▶ **TASK BRIEF**
Set down the lines that begin at the top of the records and end with the line containing "minimum height=1.78cm] (admin)", and drop every picture.

▶ **MATERIAL SUPPLIED**
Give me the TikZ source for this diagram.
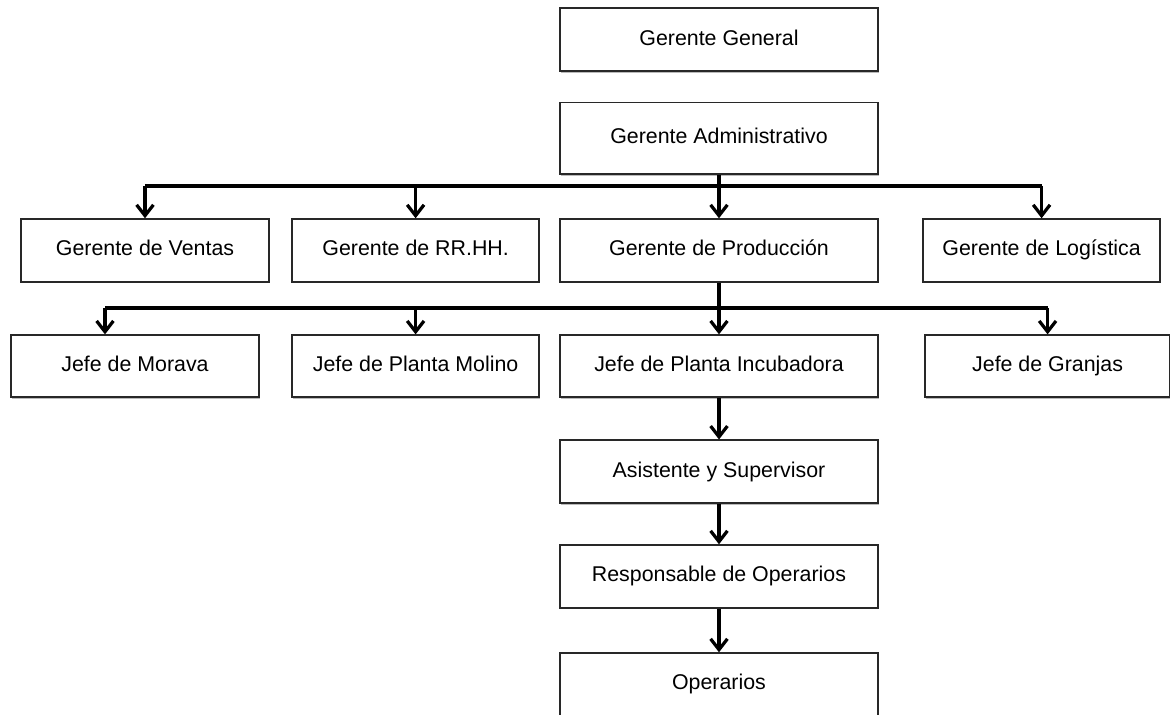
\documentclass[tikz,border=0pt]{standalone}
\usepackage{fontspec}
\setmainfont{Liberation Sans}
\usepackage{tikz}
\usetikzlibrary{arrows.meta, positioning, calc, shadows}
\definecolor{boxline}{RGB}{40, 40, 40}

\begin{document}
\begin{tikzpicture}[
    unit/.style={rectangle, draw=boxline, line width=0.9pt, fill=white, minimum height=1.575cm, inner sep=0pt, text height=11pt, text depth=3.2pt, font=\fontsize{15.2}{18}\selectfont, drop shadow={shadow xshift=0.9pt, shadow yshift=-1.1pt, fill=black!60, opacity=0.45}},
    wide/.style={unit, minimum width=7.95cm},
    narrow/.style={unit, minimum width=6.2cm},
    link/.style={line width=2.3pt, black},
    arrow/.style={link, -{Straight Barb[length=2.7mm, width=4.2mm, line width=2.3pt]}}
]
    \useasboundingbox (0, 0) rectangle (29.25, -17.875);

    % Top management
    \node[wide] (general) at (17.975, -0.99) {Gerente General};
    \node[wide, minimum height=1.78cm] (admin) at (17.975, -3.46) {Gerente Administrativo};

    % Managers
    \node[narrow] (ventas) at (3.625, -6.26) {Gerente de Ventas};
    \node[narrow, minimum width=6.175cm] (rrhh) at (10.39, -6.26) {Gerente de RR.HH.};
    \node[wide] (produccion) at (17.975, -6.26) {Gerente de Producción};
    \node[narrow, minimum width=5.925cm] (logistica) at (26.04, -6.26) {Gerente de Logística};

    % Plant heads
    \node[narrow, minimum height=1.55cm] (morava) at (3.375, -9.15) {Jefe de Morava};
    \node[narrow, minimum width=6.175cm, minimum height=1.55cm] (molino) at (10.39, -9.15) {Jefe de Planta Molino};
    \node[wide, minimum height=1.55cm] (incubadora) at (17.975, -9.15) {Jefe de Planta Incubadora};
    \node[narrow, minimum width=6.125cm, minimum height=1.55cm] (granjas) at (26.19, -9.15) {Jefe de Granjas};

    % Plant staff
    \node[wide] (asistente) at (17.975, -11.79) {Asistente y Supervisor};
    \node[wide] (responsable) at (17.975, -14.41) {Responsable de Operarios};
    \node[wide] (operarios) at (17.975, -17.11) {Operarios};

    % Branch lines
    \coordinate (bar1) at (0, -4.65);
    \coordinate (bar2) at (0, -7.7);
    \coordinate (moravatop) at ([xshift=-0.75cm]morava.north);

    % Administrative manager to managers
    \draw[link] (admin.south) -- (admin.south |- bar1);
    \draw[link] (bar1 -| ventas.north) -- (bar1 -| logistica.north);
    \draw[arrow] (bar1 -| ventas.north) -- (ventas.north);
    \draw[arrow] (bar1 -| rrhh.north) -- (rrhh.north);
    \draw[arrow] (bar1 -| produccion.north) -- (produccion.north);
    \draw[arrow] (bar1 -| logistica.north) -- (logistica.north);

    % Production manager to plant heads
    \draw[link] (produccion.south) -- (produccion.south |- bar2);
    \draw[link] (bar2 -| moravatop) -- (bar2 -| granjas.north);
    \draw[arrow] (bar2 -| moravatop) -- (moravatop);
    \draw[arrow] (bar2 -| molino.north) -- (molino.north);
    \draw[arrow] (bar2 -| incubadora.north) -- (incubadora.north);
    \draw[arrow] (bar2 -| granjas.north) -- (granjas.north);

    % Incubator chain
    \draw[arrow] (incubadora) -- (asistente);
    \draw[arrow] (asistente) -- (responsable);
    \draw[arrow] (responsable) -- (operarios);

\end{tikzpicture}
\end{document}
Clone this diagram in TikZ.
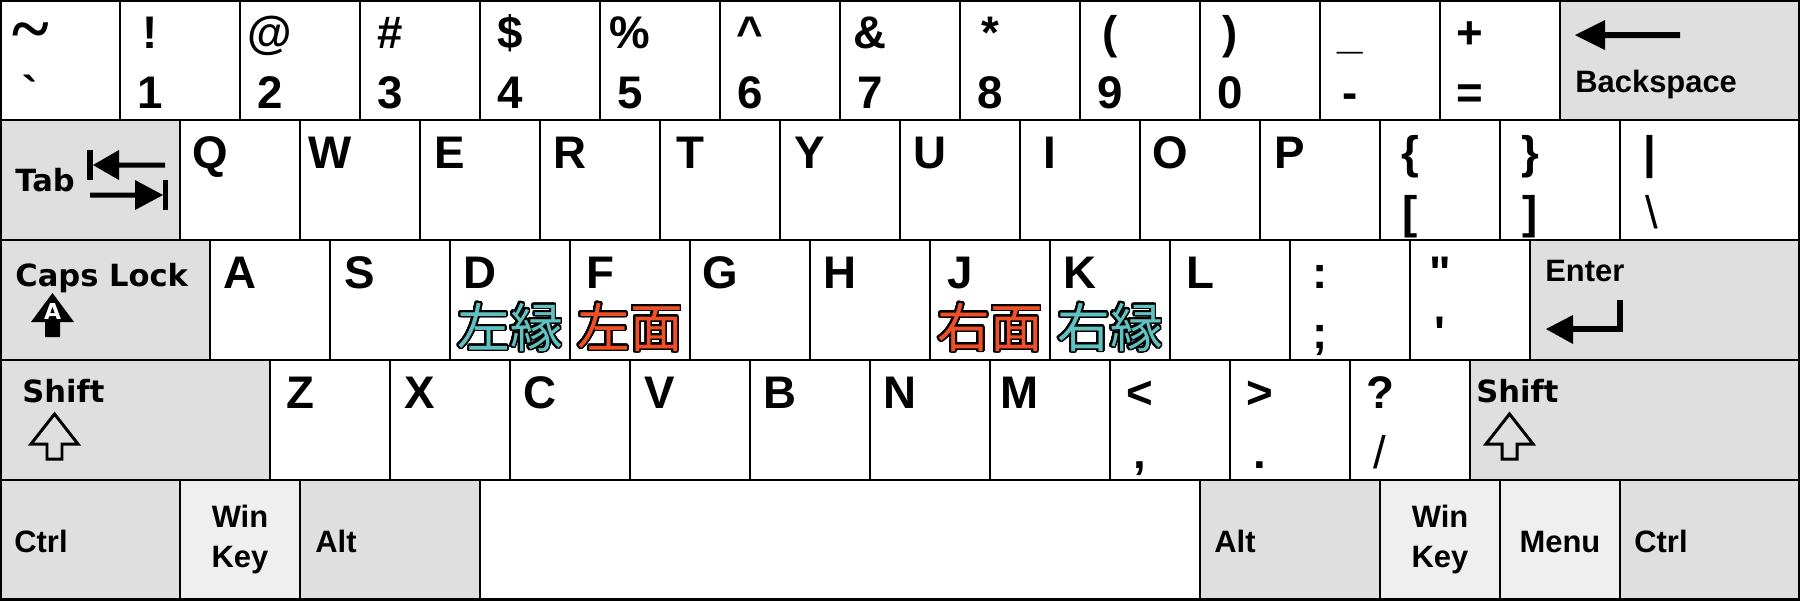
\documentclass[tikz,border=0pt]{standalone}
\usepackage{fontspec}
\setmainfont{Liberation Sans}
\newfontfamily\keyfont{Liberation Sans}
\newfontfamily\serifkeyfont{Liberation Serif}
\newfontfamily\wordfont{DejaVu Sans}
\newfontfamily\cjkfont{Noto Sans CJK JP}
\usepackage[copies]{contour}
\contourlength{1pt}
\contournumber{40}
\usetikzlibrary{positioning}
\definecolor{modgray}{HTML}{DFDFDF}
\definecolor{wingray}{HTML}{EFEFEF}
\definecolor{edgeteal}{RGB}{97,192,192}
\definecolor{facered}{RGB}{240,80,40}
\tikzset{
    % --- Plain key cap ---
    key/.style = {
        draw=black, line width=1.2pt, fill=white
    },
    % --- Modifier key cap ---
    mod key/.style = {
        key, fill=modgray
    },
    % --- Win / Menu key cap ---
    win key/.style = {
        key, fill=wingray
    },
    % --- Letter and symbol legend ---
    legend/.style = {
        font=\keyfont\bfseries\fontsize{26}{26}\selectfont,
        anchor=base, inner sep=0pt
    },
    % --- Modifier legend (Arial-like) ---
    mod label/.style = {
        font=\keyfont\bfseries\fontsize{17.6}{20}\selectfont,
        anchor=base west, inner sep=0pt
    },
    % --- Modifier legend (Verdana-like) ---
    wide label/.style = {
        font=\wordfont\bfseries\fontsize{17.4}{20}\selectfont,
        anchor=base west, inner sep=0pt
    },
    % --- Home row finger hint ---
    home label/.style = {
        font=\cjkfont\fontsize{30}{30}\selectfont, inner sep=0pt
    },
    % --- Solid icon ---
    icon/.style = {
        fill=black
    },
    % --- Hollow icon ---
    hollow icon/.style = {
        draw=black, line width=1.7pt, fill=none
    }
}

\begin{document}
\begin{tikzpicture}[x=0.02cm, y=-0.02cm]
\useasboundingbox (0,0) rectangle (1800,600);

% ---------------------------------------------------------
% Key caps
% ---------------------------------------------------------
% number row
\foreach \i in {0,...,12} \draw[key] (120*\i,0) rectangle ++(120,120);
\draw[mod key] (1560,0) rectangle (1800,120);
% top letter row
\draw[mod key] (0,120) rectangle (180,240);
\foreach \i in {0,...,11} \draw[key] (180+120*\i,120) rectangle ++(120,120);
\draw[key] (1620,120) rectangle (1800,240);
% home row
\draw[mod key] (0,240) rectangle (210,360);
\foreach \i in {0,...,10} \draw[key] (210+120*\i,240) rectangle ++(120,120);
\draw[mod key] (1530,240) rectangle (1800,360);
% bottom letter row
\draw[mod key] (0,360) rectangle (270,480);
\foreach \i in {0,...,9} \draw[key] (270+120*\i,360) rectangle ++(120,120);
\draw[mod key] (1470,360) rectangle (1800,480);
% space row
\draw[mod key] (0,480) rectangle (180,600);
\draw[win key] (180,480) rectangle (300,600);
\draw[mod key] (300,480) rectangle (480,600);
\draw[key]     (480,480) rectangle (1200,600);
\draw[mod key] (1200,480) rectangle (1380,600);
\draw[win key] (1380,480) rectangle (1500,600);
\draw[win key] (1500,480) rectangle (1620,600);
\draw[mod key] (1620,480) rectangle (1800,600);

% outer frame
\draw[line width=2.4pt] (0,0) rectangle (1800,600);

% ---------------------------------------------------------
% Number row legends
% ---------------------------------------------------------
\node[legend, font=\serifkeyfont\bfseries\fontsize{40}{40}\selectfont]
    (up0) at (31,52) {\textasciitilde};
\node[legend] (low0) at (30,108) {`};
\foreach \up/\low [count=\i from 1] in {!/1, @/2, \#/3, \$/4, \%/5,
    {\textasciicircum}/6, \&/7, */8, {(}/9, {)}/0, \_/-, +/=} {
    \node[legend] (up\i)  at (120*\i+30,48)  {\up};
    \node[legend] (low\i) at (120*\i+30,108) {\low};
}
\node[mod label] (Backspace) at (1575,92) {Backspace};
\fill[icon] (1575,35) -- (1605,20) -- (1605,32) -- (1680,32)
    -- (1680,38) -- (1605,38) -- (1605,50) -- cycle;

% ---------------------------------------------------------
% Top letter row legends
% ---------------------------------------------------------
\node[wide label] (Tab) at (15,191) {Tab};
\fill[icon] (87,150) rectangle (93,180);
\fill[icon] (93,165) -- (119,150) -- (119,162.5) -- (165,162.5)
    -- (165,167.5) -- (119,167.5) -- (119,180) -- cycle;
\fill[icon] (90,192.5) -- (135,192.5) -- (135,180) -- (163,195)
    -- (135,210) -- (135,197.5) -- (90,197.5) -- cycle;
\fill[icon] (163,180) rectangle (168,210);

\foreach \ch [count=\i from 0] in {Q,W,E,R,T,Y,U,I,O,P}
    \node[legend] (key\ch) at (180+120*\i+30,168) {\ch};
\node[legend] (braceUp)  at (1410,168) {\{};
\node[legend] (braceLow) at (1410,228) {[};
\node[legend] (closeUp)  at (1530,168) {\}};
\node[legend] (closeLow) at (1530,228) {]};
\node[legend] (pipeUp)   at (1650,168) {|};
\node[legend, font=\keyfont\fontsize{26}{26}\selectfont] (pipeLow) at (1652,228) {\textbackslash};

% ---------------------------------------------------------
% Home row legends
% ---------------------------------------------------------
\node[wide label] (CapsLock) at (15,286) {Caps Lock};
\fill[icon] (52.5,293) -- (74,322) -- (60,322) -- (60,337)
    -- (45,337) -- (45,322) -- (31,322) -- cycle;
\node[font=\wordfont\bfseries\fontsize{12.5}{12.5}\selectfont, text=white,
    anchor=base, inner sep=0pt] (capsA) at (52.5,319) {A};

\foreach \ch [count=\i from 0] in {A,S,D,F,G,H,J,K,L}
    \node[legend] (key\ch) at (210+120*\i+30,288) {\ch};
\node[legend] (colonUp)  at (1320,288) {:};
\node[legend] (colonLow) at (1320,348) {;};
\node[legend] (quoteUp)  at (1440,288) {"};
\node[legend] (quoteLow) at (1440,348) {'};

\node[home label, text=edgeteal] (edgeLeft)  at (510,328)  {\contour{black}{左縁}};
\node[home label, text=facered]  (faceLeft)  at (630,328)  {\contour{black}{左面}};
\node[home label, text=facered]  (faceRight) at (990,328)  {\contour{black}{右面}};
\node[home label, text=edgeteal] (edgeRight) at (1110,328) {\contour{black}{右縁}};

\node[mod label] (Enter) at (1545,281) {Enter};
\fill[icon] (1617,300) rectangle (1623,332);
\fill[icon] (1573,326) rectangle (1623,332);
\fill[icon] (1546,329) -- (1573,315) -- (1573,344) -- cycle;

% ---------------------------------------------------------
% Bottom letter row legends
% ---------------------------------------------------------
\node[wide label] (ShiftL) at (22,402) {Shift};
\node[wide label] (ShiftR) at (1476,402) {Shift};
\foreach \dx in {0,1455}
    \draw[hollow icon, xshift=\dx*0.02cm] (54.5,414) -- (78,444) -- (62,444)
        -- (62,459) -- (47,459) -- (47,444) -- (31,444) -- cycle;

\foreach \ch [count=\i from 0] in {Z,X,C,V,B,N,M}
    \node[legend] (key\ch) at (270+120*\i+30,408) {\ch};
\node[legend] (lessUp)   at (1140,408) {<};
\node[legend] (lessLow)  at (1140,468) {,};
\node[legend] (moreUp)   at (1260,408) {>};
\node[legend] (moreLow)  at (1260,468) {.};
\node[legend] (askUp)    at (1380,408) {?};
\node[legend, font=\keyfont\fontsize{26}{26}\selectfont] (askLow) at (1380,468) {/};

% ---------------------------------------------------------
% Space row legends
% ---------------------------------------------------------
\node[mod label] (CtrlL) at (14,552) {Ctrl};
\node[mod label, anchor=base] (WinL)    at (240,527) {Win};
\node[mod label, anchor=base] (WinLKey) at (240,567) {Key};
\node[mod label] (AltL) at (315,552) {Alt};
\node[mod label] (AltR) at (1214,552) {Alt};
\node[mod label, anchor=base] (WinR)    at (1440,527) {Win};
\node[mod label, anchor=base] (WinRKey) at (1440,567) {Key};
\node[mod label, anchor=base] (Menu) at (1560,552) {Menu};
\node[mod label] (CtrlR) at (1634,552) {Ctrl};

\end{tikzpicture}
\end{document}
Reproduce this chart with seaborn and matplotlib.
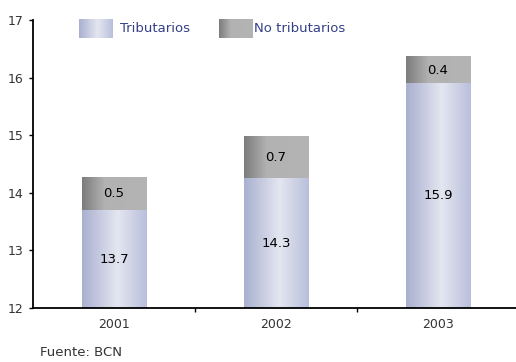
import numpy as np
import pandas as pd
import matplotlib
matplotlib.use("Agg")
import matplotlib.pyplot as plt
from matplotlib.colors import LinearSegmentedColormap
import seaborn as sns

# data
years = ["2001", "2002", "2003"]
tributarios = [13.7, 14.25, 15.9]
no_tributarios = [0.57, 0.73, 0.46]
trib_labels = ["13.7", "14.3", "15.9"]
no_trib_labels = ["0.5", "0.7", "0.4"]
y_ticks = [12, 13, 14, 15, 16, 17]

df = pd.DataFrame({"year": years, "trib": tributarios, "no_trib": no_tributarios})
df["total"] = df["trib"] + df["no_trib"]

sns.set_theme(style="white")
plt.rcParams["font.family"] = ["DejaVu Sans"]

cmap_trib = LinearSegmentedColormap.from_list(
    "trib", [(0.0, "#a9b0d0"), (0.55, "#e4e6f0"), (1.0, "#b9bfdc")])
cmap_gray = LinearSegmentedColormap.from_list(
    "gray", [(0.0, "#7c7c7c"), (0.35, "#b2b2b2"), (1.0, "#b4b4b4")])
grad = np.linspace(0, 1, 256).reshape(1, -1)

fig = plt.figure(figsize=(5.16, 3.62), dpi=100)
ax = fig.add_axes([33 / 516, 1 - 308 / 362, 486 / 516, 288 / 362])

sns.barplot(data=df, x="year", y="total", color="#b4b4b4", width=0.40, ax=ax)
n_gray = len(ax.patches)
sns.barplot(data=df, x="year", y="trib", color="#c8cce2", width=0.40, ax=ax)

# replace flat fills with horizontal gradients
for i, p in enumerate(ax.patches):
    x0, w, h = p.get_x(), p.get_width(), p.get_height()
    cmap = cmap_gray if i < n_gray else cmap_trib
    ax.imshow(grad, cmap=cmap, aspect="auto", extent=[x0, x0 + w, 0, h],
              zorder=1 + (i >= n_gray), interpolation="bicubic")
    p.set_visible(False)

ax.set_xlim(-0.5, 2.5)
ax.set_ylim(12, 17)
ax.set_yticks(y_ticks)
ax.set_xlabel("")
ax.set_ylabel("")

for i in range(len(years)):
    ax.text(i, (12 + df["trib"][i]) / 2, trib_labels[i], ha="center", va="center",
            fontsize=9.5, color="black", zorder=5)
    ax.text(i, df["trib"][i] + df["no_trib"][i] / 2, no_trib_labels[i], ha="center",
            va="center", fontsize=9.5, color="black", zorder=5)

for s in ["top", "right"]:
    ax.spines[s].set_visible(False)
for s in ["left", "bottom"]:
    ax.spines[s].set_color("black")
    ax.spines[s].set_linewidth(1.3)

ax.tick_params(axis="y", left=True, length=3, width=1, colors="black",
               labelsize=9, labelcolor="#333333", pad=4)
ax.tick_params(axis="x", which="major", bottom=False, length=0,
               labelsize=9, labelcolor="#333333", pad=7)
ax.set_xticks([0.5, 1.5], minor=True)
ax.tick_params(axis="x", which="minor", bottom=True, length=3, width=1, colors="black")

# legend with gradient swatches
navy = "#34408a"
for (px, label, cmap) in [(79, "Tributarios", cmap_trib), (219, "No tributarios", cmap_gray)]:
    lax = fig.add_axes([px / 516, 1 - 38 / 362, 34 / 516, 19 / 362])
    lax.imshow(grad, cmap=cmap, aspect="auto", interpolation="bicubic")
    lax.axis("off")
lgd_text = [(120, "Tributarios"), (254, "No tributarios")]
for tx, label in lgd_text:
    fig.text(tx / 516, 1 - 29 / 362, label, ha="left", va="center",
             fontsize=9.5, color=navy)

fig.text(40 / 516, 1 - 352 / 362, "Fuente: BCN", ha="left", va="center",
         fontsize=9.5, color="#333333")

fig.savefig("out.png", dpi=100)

▶ **SOLUTION**
Give me the TikZ source for this diagram.
\documentclass[tikz,border=0pt]{standalone}
\usepackage{fontspec}
\setmainfont{Liberation Sans}
\usepackage{tikz}
\usetikzlibrary{arrows.meta, positioning, calc, shadows}
\definecolor{boxline}{RGB}{40, 40, 40}

\begin{document}
\begin{tikzpicture}[
    unit/.style={rectangle, draw=boxline, line width=0.9pt, fill=white, minimum height=1.575cm, inner sep=0pt, text height=11pt, text depth=3.2pt, font=\fontsize{15.2}{18}\selectfont, drop shadow={shadow xshift=0.9pt, shadow yshift=-1.1pt, fill=black!60, opacity=0.45}},
    wide/.style={unit, minimum width=7.95cm},
    narrow/.style={unit, minimum width=6.2cm},
    link/.style={line width=2.3pt, black},
    arrow/.style={link, -{Straight Barb[length=2.7mm, width=4.2mm, line width=2.3pt]}}
]
    \useasboundingbox (0, 0) rectangle (29.25, -17.875);

    % Top management
    \node[wide] (general) at (17.975, -0.99) {Gerente General};
    \node[wide, minimum height=1.78cm] (admin) at (17.975, -3.46) {Gerente Administrativo};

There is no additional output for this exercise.